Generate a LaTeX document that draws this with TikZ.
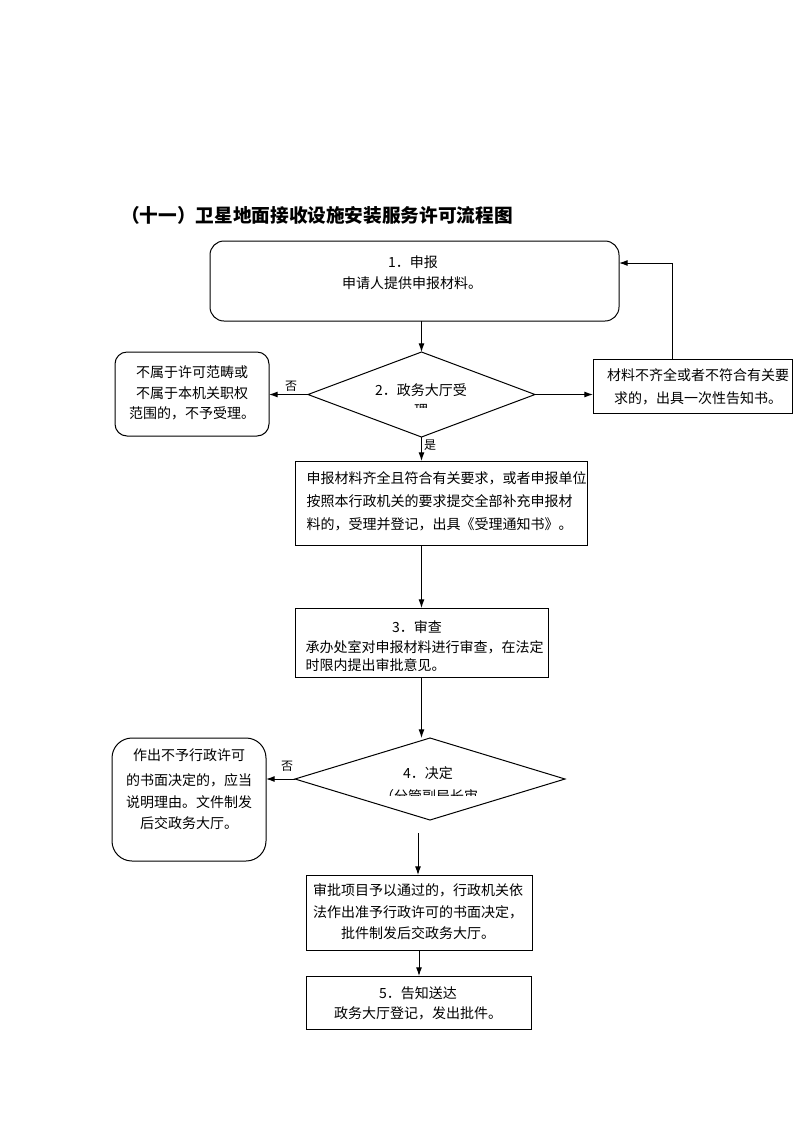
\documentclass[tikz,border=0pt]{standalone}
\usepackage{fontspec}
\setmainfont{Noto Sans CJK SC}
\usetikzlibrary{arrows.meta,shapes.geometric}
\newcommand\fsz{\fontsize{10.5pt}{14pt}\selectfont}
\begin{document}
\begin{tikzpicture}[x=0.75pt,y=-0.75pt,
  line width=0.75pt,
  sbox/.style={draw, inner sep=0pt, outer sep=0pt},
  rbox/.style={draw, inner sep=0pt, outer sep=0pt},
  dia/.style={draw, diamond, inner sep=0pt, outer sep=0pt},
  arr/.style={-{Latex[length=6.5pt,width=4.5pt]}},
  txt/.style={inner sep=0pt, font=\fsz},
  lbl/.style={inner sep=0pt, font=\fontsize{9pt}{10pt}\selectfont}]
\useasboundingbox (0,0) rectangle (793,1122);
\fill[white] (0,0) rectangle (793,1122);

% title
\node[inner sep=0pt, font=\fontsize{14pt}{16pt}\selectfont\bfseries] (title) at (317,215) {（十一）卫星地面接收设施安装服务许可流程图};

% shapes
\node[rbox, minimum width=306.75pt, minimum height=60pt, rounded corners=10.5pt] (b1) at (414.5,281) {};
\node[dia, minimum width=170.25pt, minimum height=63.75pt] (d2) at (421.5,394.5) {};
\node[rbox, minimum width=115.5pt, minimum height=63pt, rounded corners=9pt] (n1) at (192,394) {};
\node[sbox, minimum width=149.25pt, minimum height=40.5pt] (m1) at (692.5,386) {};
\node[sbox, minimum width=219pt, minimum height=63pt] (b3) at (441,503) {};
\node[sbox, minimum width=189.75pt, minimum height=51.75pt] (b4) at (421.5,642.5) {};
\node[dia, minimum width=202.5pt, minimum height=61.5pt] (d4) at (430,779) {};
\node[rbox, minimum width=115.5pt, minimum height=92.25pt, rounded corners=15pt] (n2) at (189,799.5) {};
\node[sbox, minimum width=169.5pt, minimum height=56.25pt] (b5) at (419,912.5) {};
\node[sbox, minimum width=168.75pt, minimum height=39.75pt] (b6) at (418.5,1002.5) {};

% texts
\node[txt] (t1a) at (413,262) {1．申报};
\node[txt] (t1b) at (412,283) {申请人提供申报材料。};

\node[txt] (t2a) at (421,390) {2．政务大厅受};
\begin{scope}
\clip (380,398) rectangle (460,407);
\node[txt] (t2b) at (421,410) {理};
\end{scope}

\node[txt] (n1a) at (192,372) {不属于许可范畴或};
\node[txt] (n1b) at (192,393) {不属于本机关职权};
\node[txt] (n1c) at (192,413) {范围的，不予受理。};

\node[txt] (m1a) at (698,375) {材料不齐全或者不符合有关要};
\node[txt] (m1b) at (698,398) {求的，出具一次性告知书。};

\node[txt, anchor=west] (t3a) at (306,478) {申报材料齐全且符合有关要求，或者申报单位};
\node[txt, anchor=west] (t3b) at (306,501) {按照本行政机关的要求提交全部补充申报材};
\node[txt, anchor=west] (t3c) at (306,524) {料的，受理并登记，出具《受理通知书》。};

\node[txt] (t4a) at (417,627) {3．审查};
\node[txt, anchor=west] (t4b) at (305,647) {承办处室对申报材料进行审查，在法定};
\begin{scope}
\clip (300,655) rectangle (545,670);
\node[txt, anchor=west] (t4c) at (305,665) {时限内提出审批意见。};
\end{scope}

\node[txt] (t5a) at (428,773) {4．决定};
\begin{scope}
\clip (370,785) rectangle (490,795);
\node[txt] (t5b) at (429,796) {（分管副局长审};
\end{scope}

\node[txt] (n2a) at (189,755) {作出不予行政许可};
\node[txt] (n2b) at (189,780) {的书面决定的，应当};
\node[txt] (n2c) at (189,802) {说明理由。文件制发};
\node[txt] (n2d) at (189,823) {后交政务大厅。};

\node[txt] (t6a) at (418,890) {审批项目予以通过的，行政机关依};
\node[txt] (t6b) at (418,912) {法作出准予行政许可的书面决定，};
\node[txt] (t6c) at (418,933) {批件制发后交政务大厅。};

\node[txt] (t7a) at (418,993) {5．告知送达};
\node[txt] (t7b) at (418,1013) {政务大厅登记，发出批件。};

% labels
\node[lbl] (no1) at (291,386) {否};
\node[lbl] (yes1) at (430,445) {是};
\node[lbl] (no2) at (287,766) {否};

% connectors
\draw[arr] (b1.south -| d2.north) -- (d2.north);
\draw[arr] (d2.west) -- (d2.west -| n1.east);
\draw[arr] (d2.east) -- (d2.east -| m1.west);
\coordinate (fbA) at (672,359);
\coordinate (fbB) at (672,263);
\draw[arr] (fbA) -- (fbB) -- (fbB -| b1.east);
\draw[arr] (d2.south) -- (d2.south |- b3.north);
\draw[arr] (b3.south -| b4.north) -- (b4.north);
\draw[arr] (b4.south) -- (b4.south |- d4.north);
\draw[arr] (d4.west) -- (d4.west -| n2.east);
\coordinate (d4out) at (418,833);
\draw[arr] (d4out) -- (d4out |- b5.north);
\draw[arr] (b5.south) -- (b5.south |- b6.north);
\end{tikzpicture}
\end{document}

■ Stated goal
Write down every line from the opening of the listing to the line with "(title) at (317,215)", both included, and nothing else; the pictures are omitted.

■ Task result
Generate a LaTeX document that draws this with TikZ.
\documentclass[tikz,border=0pt]{standalone}
\usepackage{fontspec}
\setmainfont{Noto Sans CJK SC}
\usetikzlibrary{arrows.meta,shapes.geometric}
\newcommand\fsz{\fontsize{10.5pt}{14pt}\selectfont}
\begin{document}
\begin{tikzpicture}[x=0.75pt,y=-0.75pt,
  line width=0.75pt,
  sbox/.style={draw, inner sep=0pt, outer sep=0pt},
  rbox/.style={draw, inner sep=0pt, outer sep=0pt},
  dia/.style={draw, diamond, inner sep=0pt, outer sep=0pt},
  arr/.style={-{Latex[length=6.5pt,width=4.5pt]}},
  txt/.style={inner sep=0pt, font=\fsz},
  lbl/.style={inner sep=0pt, font=\fontsize{9pt}{10pt}\selectfont}]
\useasboundingbox (0,0) rectangle (793,1122);
\fill[white] (0,0) rectangle (793,1122);

% title
\node[inner sep=0pt, font=\fontsize{14pt}{16pt}\selectfont\bfseries] (title) at (317,215) {（十一）卫星地面接收设施安装服务许可流程图};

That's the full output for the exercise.